[DATA PROVIDED start]
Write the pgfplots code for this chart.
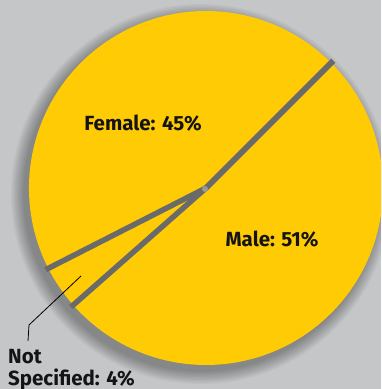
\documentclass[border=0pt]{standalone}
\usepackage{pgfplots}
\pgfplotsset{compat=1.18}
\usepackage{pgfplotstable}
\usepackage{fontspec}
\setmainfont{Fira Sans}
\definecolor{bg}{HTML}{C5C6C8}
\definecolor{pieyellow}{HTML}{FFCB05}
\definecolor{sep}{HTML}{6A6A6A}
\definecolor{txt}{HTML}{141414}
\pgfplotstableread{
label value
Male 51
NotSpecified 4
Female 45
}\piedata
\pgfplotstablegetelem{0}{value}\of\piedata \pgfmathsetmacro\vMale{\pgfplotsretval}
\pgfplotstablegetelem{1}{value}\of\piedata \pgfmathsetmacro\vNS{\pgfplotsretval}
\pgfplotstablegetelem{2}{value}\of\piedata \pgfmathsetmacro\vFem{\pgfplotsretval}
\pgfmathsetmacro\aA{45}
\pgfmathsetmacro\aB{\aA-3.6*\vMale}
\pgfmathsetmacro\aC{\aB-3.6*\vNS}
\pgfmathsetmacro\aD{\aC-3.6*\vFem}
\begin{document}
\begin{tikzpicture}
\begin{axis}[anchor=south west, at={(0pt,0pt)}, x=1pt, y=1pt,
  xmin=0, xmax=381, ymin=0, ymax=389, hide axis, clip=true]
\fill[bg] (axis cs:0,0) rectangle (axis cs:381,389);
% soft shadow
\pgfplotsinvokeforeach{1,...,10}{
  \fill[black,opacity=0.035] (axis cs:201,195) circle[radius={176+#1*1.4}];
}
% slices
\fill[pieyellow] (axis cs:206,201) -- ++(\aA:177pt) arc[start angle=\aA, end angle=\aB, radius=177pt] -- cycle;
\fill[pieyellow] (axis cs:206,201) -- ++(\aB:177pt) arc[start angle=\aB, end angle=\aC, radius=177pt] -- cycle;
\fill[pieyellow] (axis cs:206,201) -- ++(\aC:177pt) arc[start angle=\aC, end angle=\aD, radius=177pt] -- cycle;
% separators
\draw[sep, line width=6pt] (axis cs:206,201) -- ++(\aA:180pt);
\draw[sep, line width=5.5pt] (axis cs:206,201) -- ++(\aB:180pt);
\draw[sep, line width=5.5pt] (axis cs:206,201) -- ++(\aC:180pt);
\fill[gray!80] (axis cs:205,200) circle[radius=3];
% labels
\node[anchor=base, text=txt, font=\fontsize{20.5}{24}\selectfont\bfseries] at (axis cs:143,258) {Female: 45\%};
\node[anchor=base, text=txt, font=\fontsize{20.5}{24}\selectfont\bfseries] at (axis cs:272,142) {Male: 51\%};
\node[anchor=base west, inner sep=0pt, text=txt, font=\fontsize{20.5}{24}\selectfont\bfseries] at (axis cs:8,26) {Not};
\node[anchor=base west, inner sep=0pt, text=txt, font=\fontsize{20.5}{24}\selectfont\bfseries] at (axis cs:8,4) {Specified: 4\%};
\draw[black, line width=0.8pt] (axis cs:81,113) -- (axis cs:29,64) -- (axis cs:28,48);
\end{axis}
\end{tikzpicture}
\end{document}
[DATA PROVIDED end]
- DESCRIPTION OF THE TASK -
Copy out every line of the material above exactly, skipping the pictures.

- FINISHED EXERCISE -
Write the pgfplots code for this chart.
\documentclass[border=0pt]{standalone}
\usepackage{pgfplots}
\pgfplotsset{compat=1.18}
\usepackage{pgfplotstable}
\usepackage{fontspec}
\setmainfont{Fira Sans}
\definecolor{bg}{HTML}{C5C6C8}
\definecolor{pieyellow}{HTML}{FFCB05}
\definecolor{sep}{HTML}{6A6A6A}
\definecolor{txt}{HTML}{141414}
\pgfplotstableread{
label value
Male 51
NotSpecified 4
Female 45
}\piedata
\pgfplotstablegetelem{0}{value}\of\piedata \pgfmathsetmacro\vMale{\pgfplotsretval}
\pgfplotstablegetelem{1}{value}\of\piedata \pgfmathsetmacro\vNS{\pgfplotsretval}
\pgfplotstablegetelem{2}{value}\of\piedata \pgfmathsetmacro\vFem{\pgfplotsretval}
\pgfmathsetmacro\aA{45}
\pgfmathsetmacro\aB{\aA-3.6*\vMale}
\pgfmathsetmacro\aC{\aB-3.6*\vNS}
\pgfmathsetmacro\aD{\aC-3.6*\vFem}
\begin{document}
\begin{tikzpicture}
\begin{axis}[anchor=south west, at={(0pt,0pt)}, x=1pt, y=1pt,
  xmin=0, xmax=381, ymin=0, ymax=389, hide axis, clip=true]
\fill[bg] (axis cs:0,0) rectangle (axis cs:381,389);
% soft shadow
\pgfplotsinvokeforeach{1,...,10}{
  \fill[black,opacity=0.035] (axis cs:201,195) circle[radius={176+#1*1.4}];
}
% slices
\fill[pieyellow] (axis cs:206,201) -- ++(\aA:177pt) arc[start angle=\aA, end angle=\aB, radius=177pt] -- cycle;
\fill[pieyellow] (axis cs:206,201) -- ++(\aB:177pt) arc[start angle=\aB, end angle=\aC, radius=177pt] -- cycle;
\fill[pieyellow] (axis cs:206,201) -- ++(\aC:177pt) arc[start angle=\aC, end angle=\aD, radius=177pt] -- cycle;
% separators
\draw[sep, line width=6pt] (axis cs:206,201) -- ++(\aA:180pt);
\draw[sep, line width=5.5pt] (axis cs:206,201) -- ++(\aB:180pt);
\draw[sep, line width=5.5pt] (axis cs:206,201) -- ++(\aC:180pt);
\fill[gray!80] (axis cs:205,200) circle[radius=3];
% labels
\node[anchor=base, text=txt, font=\fontsize{20.5}{24}\selectfont\bfseries] at (axis cs:143,258) {Female: 45\%};
\node[anchor=base, text=txt, font=\fontsize{20.5}{24}\selectfont\bfseries] at (axis cs:272,142) {Male: 51\%};
\node[anchor=base west, inner sep=0pt, text=txt, font=\fontsize{20.5}{24}\selectfont\bfseries] at (axis cs:8,26) {Not};
\node[anchor=base west, inner sep=0pt, text=txt, font=\fontsize{20.5}{24}\selectfont\bfseries] at (axis cs:8,4) {Specified: 4\%};
\draw[black, line width=0.8pt] (axis cs:81,113) -- (axis cs:29,64) -- (axis cs:28,48);
\end{axis}
\end{tikzpicture}
\end{document}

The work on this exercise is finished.